The Rise of Telemedicine

How Will Technology Help Us Heal?

By Maureen Meehan

 

While no one is surprised how healthcare has taken a front seat in the news and the lives of Canadians, the way we consume healthcare has shifted considerably.  The concept of telemedicine was already in the works for health services’ providers well before the first wave of COVID-19 knocked us on our feet,  shut all but essential services down and put an already strained Canadian healthcare system under further duress.  Now telemedicine is a full-blown reality, with the need to provide truly safe, socially distanced, user-friendly access to healthcare. 

 

“The idea of telemedicine existed well before the pandemic hit last year, but with the strains in healthcare it has filled during lockdowns and restrictions, it has only underscored its role”, says Serge Cinelli, Chief Technology Officer, Jack Nathan Medical Corp., a company with healthcare clinics co-located in Walmart stores across Canada. 

 

According to surveys conducted by the Canadian Medical Association,  91 per cent of patients were satisfied using telemedicine, and 46 per cent said they would prefer a virtual method to connect with their doctor.  The advantages of the appropriate use of telemedicine are many, including reduced wait times and travel costs and more importantly, improved outcomes. “ I think we are seeing how valuable technology is in the health care space and the opportunities are there to maintain a safe method for consulting with a physician,  getting the care needed particularly with an aging population who are vulnerable”, Cinelli said. 

 

Pre-pandemic, hospitals were operating at full volume, sometimes at more than 120% capacity, dealing with everything from planned surgeries to overflowing emergencies during the flu season.  With the pandemic, triage has taken on a new meaning; keeping patients without life-threatening presentations out of the emergency room became a top priority.  Keeping physicians’ waiting rooms safe became job one.  “The movement to electronic physician referrals and reports, digitized health records and greater technological adaptation in the health care system has led to increasing efficiencies and fewer errors ”, Cinelli comments.
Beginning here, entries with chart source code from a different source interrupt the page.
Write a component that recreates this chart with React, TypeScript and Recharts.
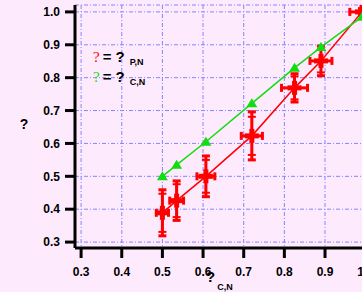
import {
  ComposedChart,
  Scatter,
  XAxis,
  YAxis,
  CartesianGrid,
  ErrorBar,
} from 'recharts'

// x values (?_C,N)
const xValues = [0.5, 0.535, 0.607, 0.72, 0.825, 0.89, 0.991]
// red series ?_P,N with errors
const redValues = [0.389, 0.426, 0.5, 0.623, 0.769, 0.851, 1.0]
const redErrY = [0.07, 0.06, 0.062, 0.073, 0.043, 0.045, 0.01]
const redErrYInner = [0.058, 0.05, 0.05, 0.058, 0.035, 0.035, 0.006]
const redErrX = [0.015, 0.017, 0.022, 0.026, 0.032, 0.027, 0.03]
// green series ?_C,N
const greenValues = [0.5, 0.535, 0.605, 0.722, 0.83, 0.893, 0.985]

const xTicks = [0.3, 0.4, 0.5, 0.6, 0.7, 0.8, 0.9, 1.0]
const yTicks = [0.3, 0.4, 0.5, 0.6, 0.7, 0.8, 0.9, 1.0]

const RED = '#ff0000'
const GREEN = '#11dd11'
const BG = '#fdeafd'
const FONT = '"Liberation Sans", Arial, sans-serif'

const redData = xValues.map((x, i) => ({
  x,
  y: redValues[i],
  ey: redErrY[i],
  eyIn: redErrYInner[i],
  ex: redErrX[i],
}))
const greenData = xValues.map((x, i) => ({ x, y: greenValues[i] }))

// eslint-disable-next-line @typescript-eslint/no-explicit-any
function RedMarker({ cx, cy }: any) {
  if (cx == null || cy == null) return null
  return (
    <g fill={RED}>
      <rect x={cx - 7} y={cy - 2.5} width={14} height={5} />
      <rect x={cx - 2.5} y={cy - 7} width={5} height={14} />
    </g>
  )
}

// eslint-disable-next-line @typescript-eslint/no-explicit-any
function GreenMarker({ cx, cy }: any) {
  if (cx == null || cy == null) return null
  return (
    <path
      d={`M${cx},${cy - 5} L${cx + 5.5},${cy + 4} L${cx - 5.5},${cy + 4} Z`}
      fill={GREEN}
    />
  )
}

// eslint-disable-next-line @typescript-eslint/no-explicit-any
function XLabel({ viewBox }: any) {
  const x = viewBox.x + 131
  const y = viewBox.y + 34
  return (
    <text x={x} y={y} fontFamily={FONT} fontWeight="bold" fill="#000">
      <tspan fontSize={15}>?</tspan>
      <tspan fontSize={9} dx={2} dy={8}>C,N</tspan>
    </text>
  )
}

// eslint-disable-next-line @typescript-eslint/no-explicit-any
function YLabel({ viewBox }: any) {
  return (
    <text
      x={24}
      y={viewBox.y + viewBox.height / 2 + 2}
      textAnchor="middle"
      fontFamily={FONT}
      fontWeight="bold"
      fontSize={14}
      fill="#000"
    >
      ?
    </text>
  )
}

function LegendBox() {
  const rows = [
    { color: RED, sub: 'P,N', y: 62 },
    { color: GREEN, sub: 'C,N', y: 82 },
  ]
  return (
    <svg
      width={80}
      height={50}
      viewBox="88 40 80 50"
      style={{ position: 'absolute', left: 88, top: 40, pointerEvents: 'none' }}
    >
      {rows.map(r => (
        <text key={r.sub} x={93} y={r.y}>
          <tspan fill={r.color} fontFamily='"Liberation Serif", serif' fontSize={15}>?</tspan>
          <tspan fill="#000" fontFamily={FONT} fontWeight="bold" fontSize={15} dx={3}>= ?</tspan>
          <tspan fill="#000" fontFamily={FONT} fontWeight="bold" fontSize={9} dx={5} dy={3}>{r.sub}</tspan>
        </text>
      ))}
    </svg>
  )
}

export default function App() {
  const tickStyle = { fill: '#000', fontSize: 12, fontWeight: 'bold', fontFamily: FONT }
  return (
    <div
      style={{
        position: 'fixed',
        left: 0,
        top: 0,
        width: 362,
        height: 292,
        overflow: 'hidden',
        background: BG,
      }}
    >
      <ComposedChart
        width={400}
        height={292}
        margin={{ top: 5, right: 14, left: 0, bottom: 0 }}
      >
        <CartesianGrid
          stroke="#8585ff"
          strokeDasharray="4 2 1 2"
          strokeWidth={1}
        />
        <XAxis
          type="number"
          dataKey="x"
          domain={[0.285, 1.05]}
          ticks={xTicks}
          allowDataOverflow
          height={44}
          tickSize={10}
          tickMargin={9}
          tickFormatter={(v: number) => v.toFixed(1)}
          axisLine={{ stroke: '#000', strokeWidth: 3 }}
          tickLine={{ stroke: '#000', strokeWidth: 3 }}
          tick={tickStyle}
          label={<XLabel />}
        />
        <YAxis
          type="number"
          dataKey="y"
          domain={[0.282, 1.021]}
          ticks={yTicks}
          allowDataOverflow
          width={75}
          tickSize={10}
          tickMargin={5}
          tickFormatter={(v: number) => v.toFixed(1)}
          axisLine={{ stroke: '#000', strokeWidth: 3 }}
          tickLine={{ stroke: '#000', strokeWidth: 3 }}
          tick={tickStyle}
          label={<YLabel />}
        />
        <Scatter
          data={redData}
          fill={RED}
          line={{ stroke: RED, strokeWidth: 1.5 }}
          shape={<RedMarker />}
          isAnimationActive={false}
        >
          <ErrorBar dataKey="ey" direction="y" width={4} stroke={RED} strokeWidth={3} isAnimationActive={false} />
          <ErrorBar dataKey="eyIn" direction="y" width={4} stroke={RED} strokeWidth={2} isAnimationActive={false} />
          <ErrorBar dataKey="ex" direction="x" width={4} stroke={RED} strokeWidth={3} isAnimationActive={false} />
        </Scatter>
        <Scatter
          data={greenData}
          fill={GREEN}
          line={{ stroke: GREEN, strokeWidth: 1.5 }}
          shape={<GreenMarker />}
          isAnimationActive={false}
        />
      </ComposedChart>
      <LegendBox />
    </div>
  )
}
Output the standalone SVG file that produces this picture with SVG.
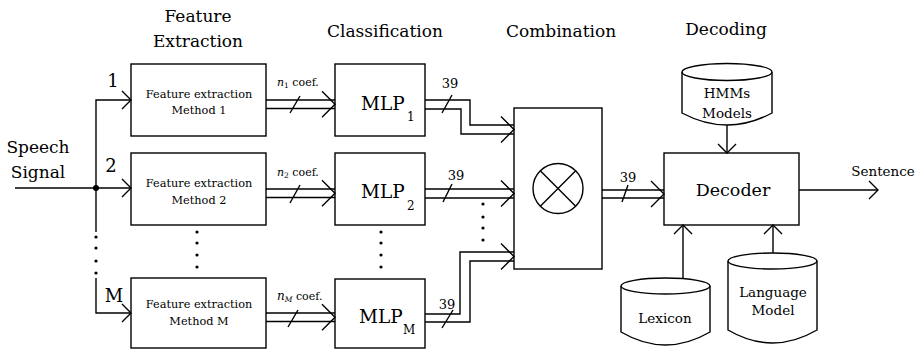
<svg xmlns="http://www.w3.org/2000/svg" width="918" height="349" viewBox="0 0 918 349" font-family="'DejaVu Serif', serif">
<style>
text{font-family:'DejaVu Serif',serif;fill:#000}
.t{font-size:17px;text-anchor:middle}
.fe{font-size:11.3px;text-anchor:middle}
.lb{font-size:18px;text-anchor:middle}
.sm{font-size:13px;text-anchor:middle}
.cf{font-size:11px}
.mlp{font-size:18.5px}
.sub{font-size:12px}
.db{font-size:13.5px;text-anchor:middle}
.box{fill:#fff;stroke:#000;stroke-width:1.4}
.ln{fill:none;stroke:#000;stroke-width:1.4}
.dot{fill:#000}
</style>
<defs>
<marker id="chev" markerWidth="14" markerHeight="22" refX="10" refY="10" orient="auto" markerUnits="userSpaceOnUse">
<path d="M1,1 L10,10 L1,19" fill="none" stroke="#000" stroke-width="1.4"/>
</marker>
<path id="dchev" d="M-13,-13 L0,0 L-13,13" fill="none" stroke="#000" stroke-width="1.4"/>
</defs>
<rect width="918" height="349" fill="#fff"/>

<g id="titles">
<text class="t" x="198" y="22">Feature</text>
<text class="t" x="198" y="47">Extraction</text>
<text class="t" x="385" y="37">Classification</text>
<text class="t" x="561" y="37">Combination</text>
<text class="t" x="726" y="35">Decoding</text>
</g>

<g id="input">
<text class="t" x="38" y="153">Speech</text>
<text class="t" x="38" y="178">Signal</text>
<text class="lb" x="113" y="87">1</text>
<text class="lb" x="111" y="172">2</text>
<text class="lb" x="114" y="302">M</text>
</g>

<g id="fe1"><rect class="box" x="131" y="64" width="135" height="72"/>
<text class="fe" x="199" y="98">Feature extraction</text><text class="fe" x="199" y="114">Method 1</text></g>
<g id="fe2"><rect class="box" x="131" y="153" width="135" height="72"/>
<text class="fe" x="199" y="187">Feature extraction</text><text class="fe" x="199" y="204">Method 2</text></g>
<g id="feM"><rect class="box" x="131" y="278" width="135" height="70"/>
<text class="fe" x="199" y="308">Feature extraction</text><text class="fe" x="199" y="325">Method M</text></g>

<g id="mlp1"><rect class="box" x="335" y="64" width="90" height="72"/>
<text class="mlp" x="361" y="110">MLP</text><text class="sub" x="407" y="121">1</text></g>
<g id="mlp2"><rect class="box" x="335" y="153" width="90" height="72"/>
<text class="mlp" x="361" y="198">MLP</text><text class="sub" x="407" y="210">2</text></g>
<g id="mlpM"><rect class="box" x="335" y="279" width="90" height="69"/>
<text class="mlp" x="359" y="323">MLP</text><text class="sub" x="403" y="334">M</text></g>

<g id="combination"><rect class="box" x="514" y="108" width="88" height="161"/>
<circle class="ln" cx="558" cy="188.5" r="25"/>
<path class="ln" d="M540.3,170.8 L575.7,206.2 M575.7,170.8 L540.3,206.2"/></g>

<g id="decoder"><rect class="box" x="664" y="153" width="135" height="72"/>
<text x="733" y="196" font-size="17.5" text-anchor="middle">Decoder</text></g>

<g id="hmms"><path class="box" d="M682,72 V113 Q727,137 772,113 V72"/>
<ellipse class="box" cx="727" cy="72" rx="45" ry="8.5"/>
<text class="db" x="727" y="98">HMMs</text>
<text class="db" x="727" y="118">Models</text></g>

<g id="lexicon"><path class="box" d="M621,286 V332 Q665.5,358 710,332 V286"/>
<ellipse class="box" cx="665.5" cy="286" rx="44.5" ry="8"/>
<text class="db" x="665" y="323">Lexicon</text></g>

<g id="language"><path class="box" d="M728,261 V330 Q772.5,356 817,330 V261"/>
<ellipse class="box" cx="772.5" cy="261" rx="44.5" ry="8"/>
<text class="db" x="773" y="297">Language</text>
<text class="db" x="773" y="315">Model</text></g>

<g id="sentence"><text class="db" x="883" y="176">Sentence</text></g>

<g id="connectors">
<path class="ln" d="M15,188 H131" marker-end="url(#chev)"/>
<path class="ln" d="M96,232 V100 H131" marker-end="url(#chev)"/>
<path class="ln" d="M96,278 V313 H131" marker-end="url(#chev)"/>
<circle class="dot" cx="96" cy="188" r="3"/>
<circle class="dot" cx="96" cy="237" r="1.6"/><circle class="dot" cx="96" cy="248" r="1.6"/>
<circle class="dot" cx="96" cy="261" r="1.6"/><circle class="dot" cx="96" cy="273" r="1.6"/>
<circle class="dot" cx="197" cy="232" r="1.6"/><circle class="dot" cx="197" cy="243" r="1.6"/>
<circle class="dot" cx="197" cy="255" r="1.6"/><circle class="dot" cx="197" cy="267" r="1.6"/>
<circle class="dot" cx="381" cy="232" r="1.6"/><circle class="dot" cx="381" cy="243" r="1.6"/>
<circle class="dot" cx="381" cy="255" r="1.6"/><circle class="dot" cx="381" cy="267" r="1.6"/>
<circle class="dot" cx="483" cy="204" r="1.6"/><circle class="dot" cx="483" cy="217" r="1.6"/>
<circle class="dot" cx="483" cy="228" r="1.6"/><circle class="dot" cx="483" cy="240" r="1.6"/>

<path class="ln" d="M266,100 H335 M266,108.5 H335 M290,113 L300,96"/>
<use href="#dchev" x="335" y="104.3"/>
<text class="cf" x="277" y="86"><tspan font-style="italic">n</tspan><tspan font-size="7.5" dy="2">1</tspan><tspan dy="-2"> coef.</tspan></text>

<path class="ln" d="M266,189 H335 M266,197.5 H335 M290,203 L300,185"/>
<use href="#dchev" x="335" y="193.3"/>
<text class="cf" x="277" y="176"><tspan font-style="italic">n</tspan><tspan font-size="7.5" dy="2">2</tspan><tspan dy="-2"> coef.</tspan></text>

<path class="ln" d="M266,313 H335 M266,321.5 H335 M288,327 L298,310"/>
<use href="#dchev" x="335" y="317.3"/>
<text class="cf" x="277" y="300"><tspan font-style="italic" font-size="12">n</tspan><tspan font-size="7.5" font-style="italic" dy="2">M</tspan><tspan dy="-2"> coef.</tspan></text>

<path class="ln" d="M425,100 H470 V125 H514 M425,109 H461 V134 H514 M442,113 L452,95"/>
<use href="#dchev" x="514" y="129.5"/>
<text class="sm" x="450" y="88">39</text>

<path class="ln" d="M425,189 H514 M425,198 H514 M443,202 L452,184"/>
<use href="#dchev" x="514" y="193.5"/>
<text class="sm" x="456" y="180">39</text>

<path class="ln" d="M425,314 H460 V252 H514 M425,322 H470 V261 H514 M442,328 L453,310"/>
<use href="#dchev" x="514" y="256.5"/>
<text class="sm" x="447" y="309">39</text>

<path class="ln" d="M602,190 H664 M602,198 H664 M622,202 L628,185"/>
<use href="#dchev" x="664" y="194"/>
<text class="sm" x="628" y="182">39</text>

<path class="ln" d="M799,190 H878" marker-end="url(#chev)"/>
<path class="ln" d="M727,125 V153" marker-end="url(#chev)"/>
<path class="ln" d="M683,278 V225" marker-end="url(#chev)"/>
<path class="ln" d="M773,253 V225" marker-end="url(#chev)"/>
</g>
</svg>
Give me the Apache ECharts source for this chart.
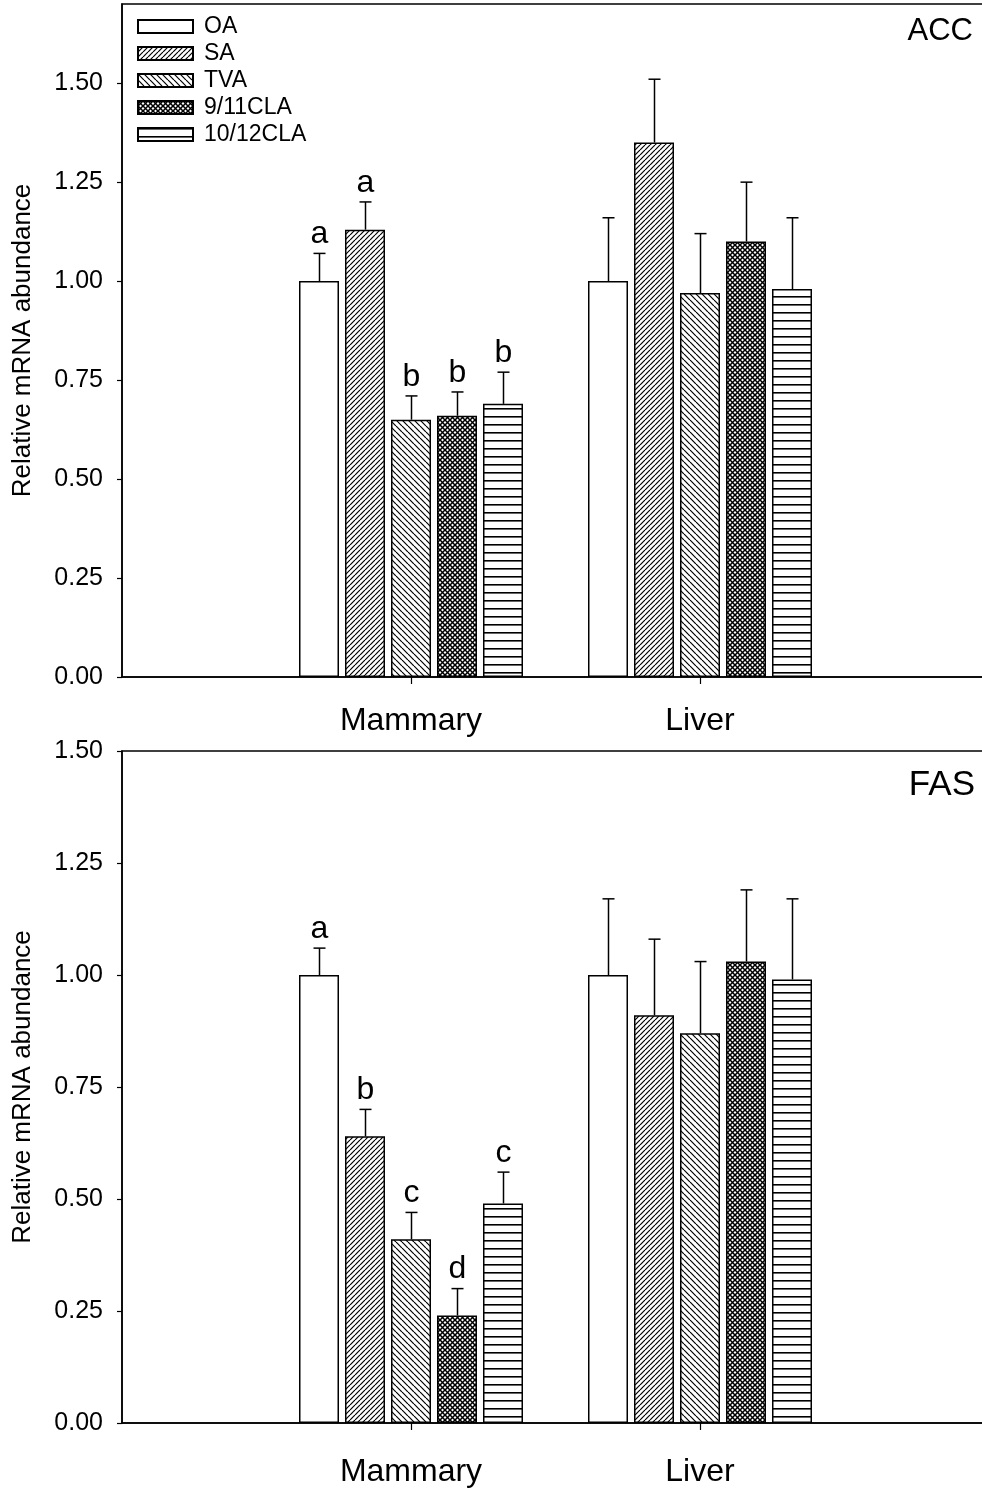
<!DOCTYPE html>
<html>
<head>
<meta charset="utf-8">
<script src="https://cdn.jsdelivr.net/npm/echarts@6/dist/echarts.min.js"></script>
<style>
html,body{margin:0;padding:0;background:#fff;overflow:hidden;}
#chart{width:982px;height:1490px;}
</style>
</head>
<body>
<div id="chart"></div>
<script>
// ---------------- DATA ----------------
const categories = ['Mammary', 'Liver'];
const treatments = ['OA', 'SA', 'TVA', '9/11CLA', '10/12CLA'];
const yTicks = [0, 0.25, 0.5, 0.75, 1.0, 1.25, 1.5];

// ACC panel: [Mammary, Liver] per treatment
const accOA    = [1.00, 1.00];
const accSA    = [1.13, 1.35];
const accTVA   = [0.65, 0.97];
const acc911   = [0.66, 1.10];
const acc1012  = [0.69, 0.98];
const accErrOA   = [0.07, 0.16];
const accErrSA   = [0.07, 0.16];
const accErrTVA  = [0.06, 0.15];
const accErr911  = [0.06, 0.15];
const accErr1012 = [0.08, 0.18];
const accLettersMammary = ['a', 'a', 'b', 'b', 'b'];
const accLettersLiver   = ['', '', '', '', ''];

// FAS panel
const fasOA    = [1.00, 1.00];
const fasSA    = [0.64, 0.91];
const fasTVA   = [0.41, 0.87];
const fas911   = [0.24, 1.03];
const fas1012  = [0.49, 0.99];
const fasErrOA   = [0.06, 0.17];
const fasErrSA   = [0.06, 0.17];
const fasErrTVA  = [0.06, 0.16];
const fasErr911  = [0.06, 0.16];
const fasErr1012 = [0.07, 0.18];
const fasLettersMammary = ['a', 'b', 'c', 'd', 'c'];
const fasLettersLiver   = ['', '', '', '', ''];

// ---------------- STYLE ----------------
const FONT = '"Liberation Sans", Arial, Helvetica, sans-serif';
const BAR_W = 40, BAR_STEP = 46;

function makeTile(size, draw) {
  const c = document.createElement('canvas');
  c.width = size; c.height = size;
  const g = c.getContext('2d');
  g.fillStyle = '#fff'; g.fillRect(0, 0, size, size);
  g.strokeStyle = '#000'; g.fillStyle = '#000';
  draw(g, size);
  return { image: c, repeat: 'repeat' };
}
const patWhite = '#ffffff';
const patFwd = makeTile(5, (g, s) => {
  g.lineWidth = 1.2;
  for (let k = -1; k <= 1; k++) { g.beginPath(); g.moveTo(k * s, s); g.lineTo(k * s + s, 0); g.stroke(); }
});
const patBack = makeTile(6, (g, s) => {
  g.lineWidth = 1.2;
  for (let k = -1; k <= 1; k++) { g.beginPath(); g.moveTo(k * s, 0); g.lineTo(k * s + s, s); g.stroke(); }
});
const patCross = makeTile(5, (g, s) => {
  g.lineWidth = 1.5;
  for (let k = -1; k <= 1; k++) {
    g.beginPath(); g.moveTo(k * s, s); g.lineTo(k * s + s, 0); g.stroke();
    g.beginPath(); g.moveTo(k * s, 0); g.lineTo(k * s + s, s); g.stroke();
  }
});
const patHoriz = makeTile(8, (g, s) => { g.fillRect(0, 0, s, 1.6); });
const patterns = [patWhite, patFwd, patBack, patCross, patHoriz];

const axisCats = [''].concat(categories).concat(['']);

function panelSeries(gridIdx, means, errs, letters) {
  const out = [];
  means.forEach((m, s) => {
    out.push({
      name: treatments[s],
      type: 'bar',
      xAxisIndex: gridIdx, yAxisIndex: gridIdx,
      barWidth: BAR_W,
      barGap: ((BAR_STEP - BAR_W) / BAR_W * 100) + '%',
      data: ['-'].concat(m).concat(['-']),
      itemStyle: { color: patterns[s], borderColor: '#000', borderWidth: 1.5 },
      emphasis: { disabled: true },
      silent: true,
      animation: false
    });
  });
  const items = [];
  means.forEach((m, s) => {
    m.forEach((v, c) => {
      items.push({ cat: c + 1, s: s, mean: v, err: errs[s][c], letter: letters[c][s] });
    });
  });
  out.push({
    type: 'custom',
    xAxisIndex: gridIdx, yAxisIndex: gridIdx,
    silent: true,
    animation: false,
    data: items.map(it => [it.cat, it.mean + it.err]),
    encode: { x: 0, y: 1 },
    renderItem: function (params, api) {
      const it = items[params.dataIndex];
      const base = api.coord([it.cat, it.mean]);
      const top = api.coord([it.cat, it.mean + it.err]);
      const x = Math.round(base[0] + (it.s - 2) * BAR_STEP) + 0.5;
      const children = [
        { type: 'line', shape: { x1: x, y1: base[1], x2: x, y2: top[1] }, style: { stroke: '#000', lineWidth: 1.5 } },
        { type: 'line', shape: { x1: x - 6, y1: top[1], x2: x + 6, y2: top[1] }, style: { stroke: '#000', lineWidth: 1.5 } }
      ];
      if (it.letter) {
        children.push({ type: 'text', style: { text: it.letter, x: x, y: top[1] - 3, align: 'center', verticalAlign: 'bottom', fontSize: 32, fontFamily: FONT, fill: '#000' } });
      }
      return { type: 'group', children: children };
    }
  });
  return out;
}

const grids = [
  { left: 122, width: 867, top: 4, height: 673 },
  { left: 122, width: 867, top: 751, height: 672 }
];

function xAxisCfg(gridIdx, margin) {
  return {
    type: 'category', gridIndex: gridIdx, data: axisCats, boundaryGap: false,
    axisLine: { lineStyle: { color: '#000', width: 1.5 } },
    axisTick: { show: true, length: 7, lineStyle: { color: '#000', width: 1.2 }, interval: (i) => i === 1 || i === 2 },
    axisLabel: { interval: 0, fontSize: 32, fontFamily: FONT, color: '#000', margin: margin },
    splitLine: { show: false }
  };
}
function yAxisCfg(gridIdx, max) {
  return {
    type: 'value', gridIndex: gridIdx, min: 0, max: max,
    name: 'Relative mRNA abundance', nameLocation: 'middle', nameGap: 86,
    nameTextStyle: { fontSize: 26, fontFamily: FONT, color: '#000' },
    axisLine: { show: true, lineStyle: { color: '#000', width: 1.5 } },
    axisTick: { show: true, length: 5, lineStyle: { color: '#000', width: 1.2 }, customValues: yTicks },
    axisLabel: { fontSize: 25, fontFamily: FONT, color: '#000', margin: 19, customValues: yTicks, formatter: v => v.toFixed(2) },
    splitLine: { show: false }
  };
}

const option = {
  backgroundColor: '#fff',
  animation: false,
  title: [
    { text: 'ACC', right: 9, top: 16, padding: 0, textStyle: { fontSize: 31, fontWeight: 'normal', fontFamily: FONT, color: '#000' } },
    { text: 'FAS', right: 7, top: 768, padding: 0, textStyle: { fontSize: 35, fontWeight: 'normal', fontFamily: FONT, color: '#000' } }
  ],
  legend: {
    data: treatments, orient: 'vertical', left: 137, top: 15, padding: 0,
    itemWidth: 55, itemHeight: 13, itemGap: 4, icon: 'rect',
    selectedMode: false,
    textStyle: { fontSize: 23, lineHeight: 22, fontFamily: FONT, color: '#000', padding: [0, 0, 0, 6] }
  },
  grid: grids.map(g => Object.assign({ show: true, borderColor: '#000', borderWidth: 1.5, backgroundColor: 'transparent', containLabel: false, outerBoundsMode: 'none' }, g)),
  xAxis: [xAxisCfg(0, 28), xAxisCfg(1, 33)],
  yAxis: [yAxisCfg(0, 1.70), yAxisCfg(1, 1.50)],
  series: [].concat(
    panelSeries(0, [accOA, accSA, accTVA, acc911, acc1012],
      [accErrOA, accErrSA, accErrTVA, accErr911, accErr1012],
      [accLettersMammary, accLettersLiver]),
    panelSeries(1, [fasOA, fasSA, fasTVA, fas911, fas1012],
      [fasErrOA, fasErrSA, fasErrTVA, fasErr911, fasErr1012],
      [fasLettersMammary, fasLettersLiver])
  )
};

const chart = echarts.init(document.getElementById('chart'), null, { renderer: 'canvas' });
chart.setOption(option);
</script>
</body>
</html>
Telemedicine has ramped up and offers this socially distanced form of screening; monitoring and providing routine health care such as prescription renewals means keeping the hospital freed up, the waiting room freed up, and lowering the risk of spreading disease.

 

The future sees further collaboration with hospitals, clinics, medical professionals, government officials and other countries, where there is a global decline in access to physicians and health care providers.  The hope is to see a continued growth in telemedicine and the greater use of technology, so that healthcare becomes fully accessible and adopted where needed,  even after the pandemic.

 

Maureen Meehan is a local corporate health writer and senior advisor at Bullseye Corporate.